After Tam, the fall of the immoral and scandalous bar seemed nearly inevitable.  However, the Lanham Act’s § 2(c) contains another, somewhat less controversial, but nevertheless strange limitation on the scope of trademark.  No mark may be registered that “consists of or comprises a name, portrait, or signature identifying a particular living individual except by his written consent, or the name, signature, or portrait of a deceased President of the United States during the life of his widow, if any, except by the written consent of the widow.”[4]  This provision singles out a particular type of speech that the government especially disfavors as well.  Notably, it provides a Federal protection to the families of deceased governmental figures—presidents.  In most states, rights of publicity terminate with death, and thus, a deceased president’s family has no way of preventing others from profiting off his or her likeness.[5]  While this goal is honorable, is it consistent with the Court’s recent recognition that the PTO must take care to avoid infringing on free speech rights?  The Court has not had a chance to decide.  In fact, there appear to have been no appeals from decision not to certify a mark pertaining to a deceased president since the passage of the Lanham Act.
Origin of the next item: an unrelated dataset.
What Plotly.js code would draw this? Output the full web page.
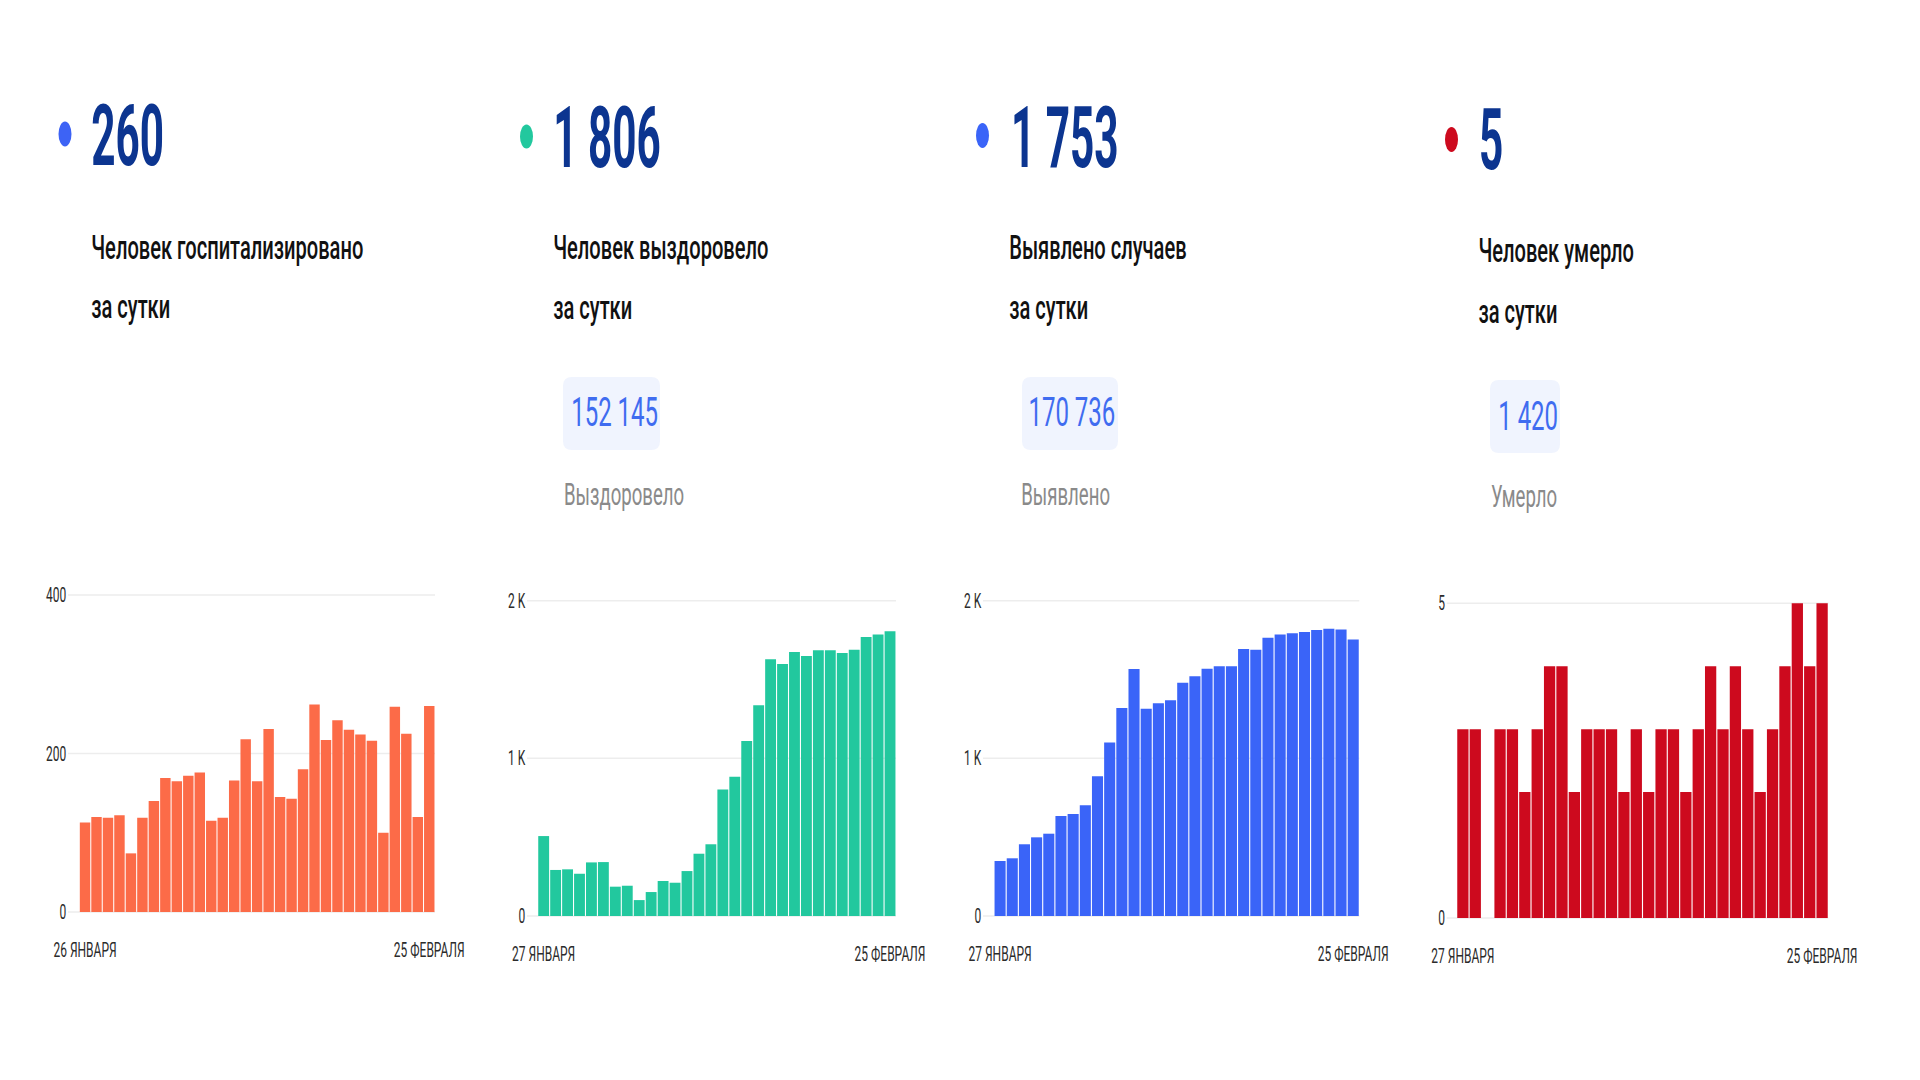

On the side of the government, this Lanham provision appears much more closely linked to the goals of trademark law writ large.  It aims to prevent the labelling of goods in a way that misrepresents their source.  In doing so, it reduces consumer search cost and promotes fair marketplace competition.  The government need not make a value judgment about the speech, as in the case of immoral or disrepute-bringing marks.  However, it nonetheless limits a particular kind of speech.  This is speech that involves putting the likeness of a U.S. president on a product.  While this statute may have been written to provide spouses of presidents with the ability to profit from their likeness, it also gives surviving spouses veto power over the types of products which bear marks associated with a president.  The Act’s legislative history is unforthcoming on the provisions’ aims.[6]  The First Amendment clearly protects the right of the people to criticize and mock the government and those who serve in it.  As a result, § 2(c) appears to grant a small class of persons the resources of the U.S.P.T.O to push back against unflattering representations.  This provision is the only one in the Lanham Act that rests the P.T.O.’s discretion as to registration of a trademark not with that office, but with a private individual.  In doing so, it allows that individual to regulate the speech of others.  Given what the Supreme Court has already said about the restrictions on trademark registration, it may not be permissible to grant such special protection to those who happen to, at one point, possess great authority in the government. This area of the law is sleepy.  There clearly is not a great deal of commercial pressure on the deceased presidents provision of the Lanham Act.  Moreover, the act currently protects no one—no deceased president has a widow who is still alive as of this writing.  This is in contrast with the possibility of a veritable race to trademark potentially scandalous marks, posited by Justice Alito at oral argument in the Brunetti case.[7]  However, the broad First Amendment jurisprudence of the current Court elaborated in Tam is likely to be extended in Brunetti.  Consequently, in the event an unsuccessful applicant for a mark incorporating the likeness of a deceased president ever has reason to bring a suit, § 1052(c) may find itself resembling Mr. Brunetti’s mark.

Gabriel Ferrante is a J.D. candidate, 2020, at NYU School of Law.


[1] See The Court and Its Traditions, SupremeCourt.gov, https://www.supremecourt.gov/about/traditions.aspx (last visited Apr. 22, 2019).

[2] 15 U.S.C. § 1052(a) (2012).

[3] Id.

[4] Id. at 2(c).

[5] See Rich Stim, The Right of Publicity, Nolo, https://www.nolo.com/legal-encyclopedia/the-right-publicity.html (last visited Apr. 22, 2019) (noting that the states of Tennessee and California have recognized a legally descendible right of publicity).

[6] See generally S. Rep. 79-1333 (1946).

[7] Transcript of Oral Argument at 22, Iancu v. Brunetti, __ S.Ct. __ (2019) (No. 18-302).